Almost 2 months after it destroyed Baltimore’s Key Bridge, the Dali cargo ship has been moved and docked. Here’s what’s next

After 55 days stuck in the Patapsco River, the Dali cargo ship was hauled away from the site of its catastrophic crash into the Francis Scott Key Bridge – a crucial step toward fully reopening the busy Port of Baltimore.

Several tugboats started pulling the 106,000-ton vessel at around 7 a.m. Monday, officials said. The ship traveled about 1 mph to the Seagirt Marine Terminal in Baltimore.

Tugboats move the Dali away from the remnants of the Key Bridge on Monday. from Key Bridge Unified Command

By late Monday morning, the Dali was docked at the terminal – the same spot it departed from on its ill-fated voyage almost eight weeks ago.

There, the ship will undergo any necessary, temporary fixes before more permanent repairs can be made, officials have said.

Federal authorities are still investigating why the cargo ship lost power, veered off course and smashed into the Key Bridge on March 26 – killing six construction workers.

But the Dali’s move from scene of destruction means authorities will soon be able to open more channels to and from the Port of Baltimore – a critical hub for commerce, especially for the sugar and automotive industries nationwide.

“We’ve been ahead of schedule with getting our channels open,” US Coast Guard Lt. Cmdr. Kate Newkirk told CNN affiliate WBAL over the weekend.

“We plan to open a 400-foot by 50-foot channel (Monday) and, hopefully in the next week or so, we’ll be at that 700-foot channel, which is our goal.”

Tugboats guide the Dali cargo ship into the Seagirt Marine Terminal in Baltimore on Monday. Chip Somodevilla/Getty Images

Maryland Gov. Wes Moore said he expects the main federal channel that had been clogged by wreckage to reopen by the end of this month.

“I’m proud that we’re on track,” Moore told NBC’s “Meet the Press” on Sunday. “By the end of May, we’ll have that federal channel reopened.

Multiple investigations are underway to try to determine who might be responsible for the catastrophic crash. Last month, Baltimore Mayor Brandon Scott announced a probe “to hold the wrongdoers responsible and to mitigate the immediate and long-term harm” to residents.

The ship’s Singaporean owner, Grace Ocean Private Limited, and manager, Synergy Marine PTE LTD, filed a petition in federal court last month asking for a $43.6 million limit on potential liability payouts.

The city of Baltimore has asked the court to deny that request.

The FBI, the US Coast Guard and the National Transportation Safety Board are also investigating.

Last week, the NTSB released a preliminary report saying the Dali had a pair of electrical failures minutes before the collision, as well as two blackouts while the ship was in port one day earlier.
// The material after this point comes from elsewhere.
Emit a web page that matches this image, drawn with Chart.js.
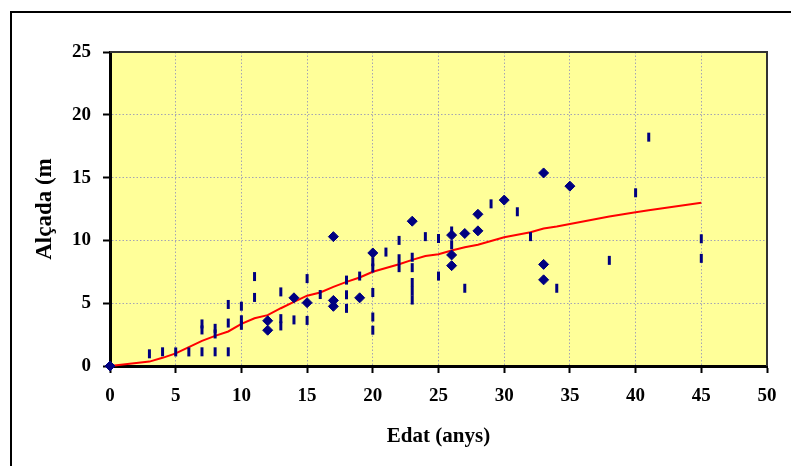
<!DOCTYPE html>
<html>
<head>
<meta charset="utf-8">
<script src="https://cdn.jsdelivr.net/npm/chart.js@4"></script>
<style>
    html, body { margin: 0; padding: 0; background: #ffffff; }
    #wrap { width: 791px; height: 466px; }
</style>
</head>
<body>
<div id="wrap"><canvas id="alcadaChart" width="791" height="466"></canvas></div>
<script>
// observed trees drawn with diamond markers
const diamondAge = [0, 12, 12, 14, 15, 17, 17, 17, 19, 20, 23, 26, 26, 26, 27, 28, 28, 30, 33, 33, 33, 35];
const diamondHeight = [0, 3.6, 2.85, 5.43, 5.04, 10.3, 5.22, 4.75, 5.43, 9.0, 11.53, 10.42, 8.84, 7.99, 10.55, 12.08, 10.76, 13.21, 15.37, 8.09, 6.86, 14.32];

// observed trees drawn as short vertical dashes
const dashAge = [3, 4, 5, 6, 7, 7, 7, 8, 8, 8, 9, 9, 9, 10, 10, 10, 11, 11, 13, 13, 13, 14, 15, 15, 16,
    18, 18, 18, 19, 20, 20, 20, 20, 20, 21, 22, 22, 22, 23, 23, 23, 23, 23, 24, 25, 25, 26, 26,
    27, 29, 31, 32, 34, 38, 40, 41, 45, 45];
const dashHeight = [0.97, 1.13, 1.12, 1.12, 1.13, 3.35, 2.87, 1.13, 3.0, 2.55, 1.13, 3.42, 4.9, 3.68, 3.24, 4.76, 7.12, 5.46, 5.9, 3.77, 3.19, 3.67, 6.96, 3.63, 5.69,
    6.84, 5.67, 4.59, 7.16, 8.3, 7.8, 5.85, 3.9, 2.85, 9.07, 10.0, 8.54, 7.83, 8.66, 7.83, 6.65, 5.95, 5.25, 10.3, 10.15, 7.16, 10.75, 9.65,
    6.19, 12.91, 12.28, 10.3, 6.19, 8.41, 13.79, 18.22, 10.13, 8.57];

// fitted curve (red)
const modelAge = [0, 3, 4, 5, 6, 7, 8, 9, 10, 11, 12, 13, 14, 15, 16, 17, 18, 19, 20, 21, 22, 23, 24, 25,
    26, 27, 28, 29, 30, 31, 32, 33, 34, 35, 38, 40, 41, 45];
const modelHeight = [0, 0.35, 0.65, 1.0, 1.5, 2.0, 2.4, 2.75, 3.35, 3.8, 4.05, 4.6, 5.1, 5.6, 5.85, 6.3, 6.7, 7.05, 7.5, 7.8, 8.1, 8.45, 8.75, 8.9,
    9.2, 9.45, 9.65, 9.95, 10.25, 10.45, 10.65, 10.95, 11.1, 11.3, 11.9, 12.25, 12.4, 13.0];

const xTicks = [0, 5, 10, 15, 20, 25, 30, 35, 40, 45, 50];
const yTicks = [0, 5, 10, 15, 20, 25];

const toPoints = (xs, ys) => xs.map((x, i) => ({ x: x, y: ys[i] }));

const navy = '#000080';
const serifBold = (size) => ({ family: "'Liberation Serif', 'Times New Roman', serif", size: size, weight: 'bold' });

const framePlugin = {
    id: 'frame',
    beforeDraw(chart) {
        const { ctx, chartArea: a } = chart;
        ctx.save();
        ctx.fillStyle = '#ffffff';
        ctx.fillRect(0, 0, chart.width, chart.height);
        ctx.strokeStyle = '#000000';
        ctx.lineWidth = 2;
        ctx.strokeRect(11, 12, 900, 600);
        ctx.fillStyle = '#ffff99';
        ctx.fillRect(a.left, a.top, a.right - a.left, a.bottom - a.top);
        ctx.restore();
    },
    beforeDatasetsDraw(chart) {
        const { ctx, chartArea: a } = chart;
        ctx.save();
        ctx.strokeStyle = '#333333';
        ctx.lineWidth = 2;
        ctx.beginPath();
        ctx.moveTo(a.left, a.top);
        ctx.lineTo(a.right, a.top);
        ctx.lineTo(a.right, a.bottom);
        ctx.stroke();
        ctx.restore();
    }
};

new Chart(document.getElementById('alcadaChart').getContext('2d'), {
    type: 'scatter',
    data: {
        datasets: [
            {
                label: 'Model',
                type: 'line',
                data: toPoints(modelAge, modelHeight),
                borderColor: '#ff0000',
                borderWidth: 2,
                pointRadius: 0,
                tension: 0,
                fill: false,
                clip: false,
                order: 3
            },
            {
                label: 'Observat',
                data: toPoints(dashAge, dashHeight),
                pointStyle: 'line',
                rotation: 90,
                pointRadius: 4.5,
                borderWidth: 3,
                borderColor: navy,
                backgroundColor: navy,
                clip: false,
                order: 2
            },
            {
                label: 'Observat (rombe)',
                data: toPoints(diamondAge, diamondHeight),
                pointStyle: 'rectRot',
                pointRadius: 5,
                borderWidth: 1,
                borderColor: navy,
                backgroundColor: navy,
                clip: false,
                order: 1
            }
        ]
    },
    options: {
        responsive: false,
        animation: false,
        layout: { padding: { left: 0, right: 24, top: 52, bottom: 0 } },
        scales: {
            x: {
                type: 'linear',
                min: 0,
                max: 50,
                afterBuildTicks: (axis) => { axis.ticks = xTicks.map(v => ({ value: v })); },
                afterFit: (axis) => { axis.height = 100; },
                ticks: { color: '#000000', font: serifBold(19), padding: 12, maxRotation: 0 },
                grid: { color: '#a4a4b4', lineWidth: 1, tickLength: 7, tickColor: '#000000', tickWidth: 2 },
                border: { color: '#000000', width: 3, dash: [1.5, 2] },
                title: { display: true, text: 'Edat (anys)', color: '#000000', font: serifBold(21), padding: { top: 0, bottom: 17 } }
            },
            y: {
                type: 'linear',
                min: 0,
                max: 25,
                afterBuildTicks: (axis) => { axis.ticks = yTicks.map(v => ({ value: v })); },
                afterFit: (axis) => { axis.width = 110; },
                ticks: { color: '#000000', font: serifBold(19), padding: 12 },
                grid: { color: '#a4a4b4', lineWidth: 1, tickLength: 7, tickColor: '#000000', tickWidth: 2 },
                border: { color: '#000000', width: 3, dash: [1.5, 2] },
                title: { display: true, text: 'Alçada (m', color: '#000000', font: serifBold(23), padding: { top: 31, bottom: 0 } }
            }
        },
        plugins: {
            legend: { display: false },
            tooltip: { enabled: false }
        }
    },
    plugins: [framePlugin]
});
</script>
</body>
</html>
One of those in-port blackouts was caused by a crew error, the report said.

The FBI and Coast Guard are looking into whether the crew failed to report the in-port power outage, according to a US official familiar with the matter.
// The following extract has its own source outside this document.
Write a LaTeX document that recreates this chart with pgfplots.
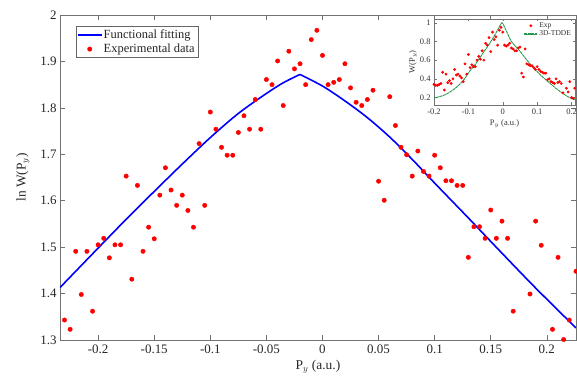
\documentclass[border=0pt]{standalone}
\usepackage{pgfplots}
\pgfplotsset{compat=1.18}
\usepackage{fontspec}
\setmainfont{Liberation Serif}
\definecolor{mred}{rgb}{1,0,0}
\definecolor{mblue}{rgb}{0,0,1}
\definecolor{mgreen}{rgb}{0.15,0.6,0.3}
\definecolor{axgray}{gray}{0.45}

\pgfplotstableread{
x y
-0.230 1.343
-0.225 1.323
-0.220 1.491
-0.215 1.398
-0.210 1.491
-0.205 1.362
-0.200 1.505
-0.195 1.519
-0.190 1.477
-0.185 1.505
-0.180 1.505
-0.175 1.653
-0.170 1.431
-0.165 1.633
-0.160 1.491
-0.155 1.543
-0.150 1.518
-0.145 1.612
-0.140 1.671
-0.135 1.623
-0.130 1.590
-0.125 1.612
-0.120 1.579
-0.115 1.543
-0.110 1.723
-0.105 1.590
-0.100 1.791
-0.095 1.754
-0.090 1.715
-0.085 1.698
-0.080 1.698
-0.075 1.747
-0.070 1.783
-0.065 1.754
-0.060 1.818
-0.055 1.754
-0.050 1.861
-0.045 1.850
-0.040 1.901
-0.035 1.805
-0.030 1.922
-0.025 1.884
-0.020 1.895
-0.015 1.850
-0.010 1.947
-0.005 1.967
0.000 1.913
0.005 1.850
0.010 1.855
0.015 1.861
0.020 1.895
0.025 1.843
0.030 1.812
0.035 1.805
0.040 1.818
0.045 1.838
0.050 1.642
0.055 1.601
0.060 1.824
0.065 1.762
0.070 1.715
0.075 1.699
0.080 1.653
0.085 1.707
0.090 1.663
0.095 1.653
0.100 1.698
0.105 1.671
0.110 1.643
0.115 1.643
0.120 1.633
0.125 1.633
0.130 1.478
0.135 1.544
0.140 1.544
0.145 1.519
0.150 1.580
0.155 1.519
0.160 1.556
0.165 1.519
0.170 1.362
0.185 1.399
0.190 1.556
0.195 1.504
0.205 1.323
0.210 1.478
0.215 1.301
0.220 1.343
0.226 1.448
}\expdata

\pgfplotstableread{
x y
-0.2340 1.413
-0.2000 1.498
-0.1750 1.560
-0.1500 1.620
-0.1250 1.679
-0.1000 1.736
-0.0750 1.788
-0.0500 1.831
-0.0350 1.854
-0.0201 1.872
}\fitleft

\pgfplotstableread{
x y
-0.0201 1.872
0.0000 1.847
0.0200 1.815
0.0400 1.779
0.0600 1.737
0.0800 1.689
0.1000 1.638
0.1300 1.563
0.1600 1.487
0.1900 1.412
0.2260 1.326
}\fitright

\pgfplotstableread{
x y
-0.200 0.34
-0.195 0.33
-0.190 0.33
-0.185 0.34
-0.180 0.35
-0.175 0.47
-0.170 0.28
-0.165 0.45
-0.160 0.36
-0.155 0.38
-0.150 0.35
-0.145 0.40
-0.140 0.50
-0.135 0.44
-0.130 0.45
-0.125 0.43
-0.120 0.41
-0.115 0.37
-0.110 0.56
-0.105 0.45
-0.100 0.66
-0.095 0.52
-0.090 0.55
-0.085 0.53
-0.080 0.53
-0.075 0.60
-0.070 0.64
-0.065 0.61
-0.060 0.70
-0.055 0.60
-0.050 0.78
-0.045 0.76
-0.040 0.84
-0.035 0.69
-0.030 0.90
-0.025 0.82
-0.020 0.85
-0.015 0.76
-0.010 0.92
-0.005 0.95
0.000 0.90
0.005 0.76
0.010 0.75
0.015 0.76
0.020 0.78
0.025 0.73
0.030 0.72
0.035 0.70
0.040 0.70
0.045 0.73
0.050 0.74
0.055 0.46
0.060 0.42
0.065 0.72
0.070 0.56
0.075 0.55
0.080 0.54
0.085 0.54
0.090 0.52
0.095 0.50
0.100 0.53
0.105 0.50
0.110 0.48
0.115 0.47
0.120 0.46
0.125 0.46
0.130 0.39
0.135 0.40
0.140 0.37
0.145 0.36
0.150 0.35
0.155 0.40
0.160 0.36
0.165 0.37
0.170 0.35
0.175 0.25
0.185 0.30
0.190 0.26
0.195 0.37
0.200 0.20
0.205 0.19
0.209 0.30
}\insetexp

\pgfplotstableread{
x y
-0.204 0.19
-0.185 0.208
-0.165 0.234
-0.145 0.28
-0.126 0.339
-0.110 0.405
-0.097 0.478
-0.082 0.545
-0.068 0.617
-0.054 0.695
-0.039 0.773
-0.024 0.865
-0.010 0.955
-0.002 1.0
0.010 0.915
0.025 0.80
0.049 0.70
0.068 0.61
0.087 0.53
0.110 0.44
0.136 0.356
0.160 0.283
0.185 0.218
0.209 0.176
}\insettdde

\begin{document}
\begin{tikzpicture}[x=1bp,y=1bp]
\begin{axis}[
  at={(0,0)}, anchor=south west,
  scale only axis, width=516bp, height=325bp,
  xmin=-0.234, xmax=0.226, ymin=1.3, ymax=2,
  xtick={-0.2,-0.15,-0.1,-0.05,0,0.05,0.1,0.15,0.2},
  xticklabels={-0.2,-0.15,-0.1,-0.05,0,0.05,0.1,0.15,0.2},
  ytick={1.3,1.4,1.5,1.6,1.7,1.8,1.9,2},
  yticklabels={1.3,1.4,1.5,1.6,1.7,1.8,1.9,2},
  xtick pos=both, ytick pos=both,
  tick align=inside,
  major tick length=5bp,
  tick style={axgray, line width=0.5bp},
  axis line style={axgray, line width=0.7bp},
  ticklabel style={font=\fontsize{13}{15}\selectfont, text=black!85},
  xticklabel style={yshift=-1bp},
  label style={font=\fontsize{13.5}{15}\selectfont, text=black!85},
  xlabel={P$_y$ (a.u.)},
  ylabel={ln W(P$_y$)},
  xlabel style={yshift=0bp},
  ylabel style={yshift=4bp},
  legend style={at={(0.031,0.966)}, anchor=north west,
    draw=black!60, fill=white, line width=0.5bp,
    font=\fontsize{12.5}{15}\selectfont, text=black!85,
    row sep=0bp, inner sep=1.5bp},
  legend cell align=left,
]
\addplot[mblue, line width=1.6bp, draw=none,
  legend image code/.code={\fill[mblue] (0bp,-1bp) rectangle (24bp,1bp);}]
  table[x=x,y=y]{\fitleft};
\addlegendentry{Functional fitting}
\addplot[only marks, mark=*, mark size=2.2bp, color=mred, mark options={draw=none, fill=mred},
  legend image code/.code={\fill[mred] (12bp,0bp) circle (2.2bp);}]
  table[x=x,y=y]{\expdata};
\addlegendentry{Experimental data}
\addplot[mblue, line width=1.6bp, smooth]
  table[x=x,y=y]{\fitleft};
\addplot[mblue, line width=1.6bp, smooth]
  table[x=x,y=y]{\fitright};
\end{axis}

\begin{axis}[
  at={(374bp,235bp)}, anchor=south west,
  scale only axis, width=141bp, height=86bp,
  axis background/.style={fill=white},
  xmin=-0.2, xmax=0.21, ymin=0.12, ymax=1.04,
  xtick={-0.2,-0.1,0,0.1,0.2},
  xticklabels={-0.2,-0.1,0,0.1,0.2},
  ytick={0.2,0.4,0.6,0.8,1},
  yticklabels={0.2,0.4,0.6,0.8,1},
  xtick pos=both, ytick pos=both,
  tick align=inside,
  major tick length=2.5bp,
  tick style={axgray, line width=0.4bp},
  axis line style={axgray, line width=0.6bp},
  ticklabel style={font=\fontsize{8.5}{9}\selectfont, text=black!80},
  label style={font=\fontsize{8.5}{9}\selectfont, text=black!80},
  xlabel={P$_y$ (a.u.)},
  ylabel={W(P$_y$)},
  xlabel style={yshift=1bp},
  ylabel style={yshift=-4bp},
  legend style={at={(0.99,0.99)}, anchor=north east,
    draw=none, fill=none,
    font=\fontsize{7.5}{8}\selectfont, text=black!80,
    row sep=-2bp, inner sep=0.5bp},
  legend cell align=left,
]
\addplot[only marks, mark=*, mark size=1.2bp, color=mred, mark options={draw=none, fill=mred},
  legend image code/.code={\fill[mred] (6bp,0bp) circle (1.2bp);}]
  table[x=x,y=y]{\insetexp};
\addlegendentry{Exp}
\addplot[mgreen, line width=0.9bp, smooth, dashed, dash pattern=on 3bp off 0.6bp,
  legend image code/.code={\fill[mgreen] (0bp,-0.45bp) rectangle (12bp,0.45bp);}]
  table[x=x,y=y]{\insettdde};
\addlegendentry{3D-TDDE}
\end{axis}
\pgfresetboundingbox
\path (-60bp,-43bp) rectangle (517bp,340bp);
\end{tikzpicture}
\end{document}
The Dali’s 21-member crew has been confined to the ship since March 26 and will likely have to stay on board “for the foreseeable future,” the ship’s management company said.

There is no immediate plan for what the 20 Indian and one Sri Lankan crew members will do after the Dali is relocated Monday, said Barbara Shipley, mid-Atlantic labor representative for the International Transport Workers’ Federation.
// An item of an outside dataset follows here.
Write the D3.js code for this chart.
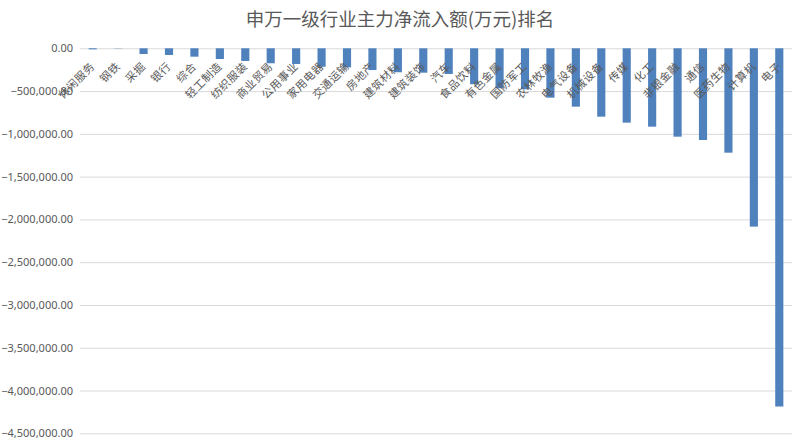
<!DOCTYPE html>
<html>
<head>
<meta charset="utf-8">
<script src="https://cdn.jsdelivr.net/npm/d3@7"></script>
<style>
  body { margin: 0; background: #fff; }
  text { font-family: "Noto Sans CJK SC", "Noto Sans", sans-serif; }
</style>
</head>
<body>
<script>
var industries = ["休闲服务","钢铁","采掘","银行","综合","轻工制造","纺织服装","商业贸易","公用事业","家用电器",
  "交通运输","房地产","建筑材料","建筑装饰","汽车","食品饮料","有色金属","国防军工","农林牧渔","电气设备",
  "机械设备","传媒","化工","非银金融","通信","医药生物","计算机","电子"];
var netInflow = [-12000,-3000,-67000,-78000,-98000,-125000,-148000,-175000,-183000,-215000,
  -222000,-254000,-280000,-285000,-300000,-420000,-467000,-479000,-577000,-682000,
  -799000,-869000,-916000,-1033000,-1072000,-1220000,-2084000,-4187000];
var yTicks = [0,-500000,-1000000,-1500000,-2000000,-2500000,-3000000,-3500000,-4000000,-4500000];
var chartTitle = "申万一级行业主力净流入额(万元)排名";

var w = 801, h = 445;
var plotLeft = 80, plotRight = 792, plotTop = 48.3, plotBottom = 433.3;

var svg = d3.select("body").append("svg")
    .attr("width", w)
    .attr("height", h);

var x = d3.scaleBand().domain(industries).range([plotLeft, plotRight]).paddingInner(0.68).paddingOuter(0.34);
var y = d3.scaleLinear().domain([0, -4500000]).range([plotTop, plotBottom]);

svg.append("text")
    .attr("x", 400).attr("y", 26)
    .attr("text-anchor", "middle")
    .style("font-size", "18.5px")
    .style("fill", "#595959")
    .text(chartTitle);

// gridlines + y labels
var fmt = d3.format(",.2f");
var yAxis = d3.axisLeft(y).tickValues(yTicks).tickSize(-(plotRight - plotLeft)).tickPadding(7)
    .tickFormat(function(d){ return d === 0 ? "0.00" : fmt(d); });
var gy = svg.append("g").attr("transform", "translate(" + plotLeft + ",0)").call(yAxis);
gy.select(".domain").remove();
gy.selectAll(".tick line").attr("stroke", "#d9d9d9");
gy.selectAll(".tick text").style("font-size", "11px").style("fill", "#595959")
    .style("font-family", "'Noto Sans', sans-serif");

// bars
svg.append("g").selectAll("rect")
    .data(industries)
    .join("rect")
    .attr("x", function(d){ return x(d); })
    .attr("y", y(0))
    .attr("width", x.bandwidth())
    .attr("height", function(d, i){ return y(netInflow[i]) - y(0); })
    .attr("fill", "#4f81bd");

// category labels, rotated, sitting under the zero line
svg.append("g").selectAll("text")
    .data(industries)
    .join("text")
    .attr("transform", function(d){
        return "translate(" + (x(d) + x.bandwidth() / 2) + "," + (y(0) + 16) + ") rotate(-45)";
    })
    .attr("text-anchor", "end")
    .attr("dy", "0.35em")
    .style("font-size", "11px")
    .style("letter-spacing", "0.5px")
    .style("fill", "#595959")
    .text(function(d){ return d; });
</script>
</body>
</html>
The seamen’s one-month visas expired during the nearly two months they’ve been trapped on board, according to one of the unions representing the crew members.

The seafarers have been without their cell phones for more than a month because the FBI confiscated the devices as part of their ongoing investigation, Shipley said.

“It’s important to get these gentlemen back home to their families,” she said.

But international maritime regulations requires the vessel to have some staff on board. Shipley hopes officials will prioritize deciding which of the men can go home and which need to stay behind.

Photo credit:Mandel Ngan/AFP via Getty Images

Though the seafarers have been stuck on board, they have not remained idle. They’ve played a critical role in maintaining the ship’s functioning and helping salvage crews navigate the boat, said Darrell Wilson, spokesperson for Synergy Marine Group – the company that manages the Dali vessel.

Crews work to move the Dali in Baltimore on Monday. Matt Rourke/AP

Synergy has provided mental health services for the seamen, who have been grappling with the deaths of the six construction workers killed in the crash.

“It has been tough for the seafarers, primarily (because) they know that there’s been loss of life,” said Gwee Guo Duan, assistant general secretary of the Singapore Maritime Officers’ Union – one of the unions representing crew members on the Singaporean-flagged ship.

Photo credit:Mandel Ngan/AFP via Getty Images

It is tough for them, being on board and having to look at the accident site every single day.”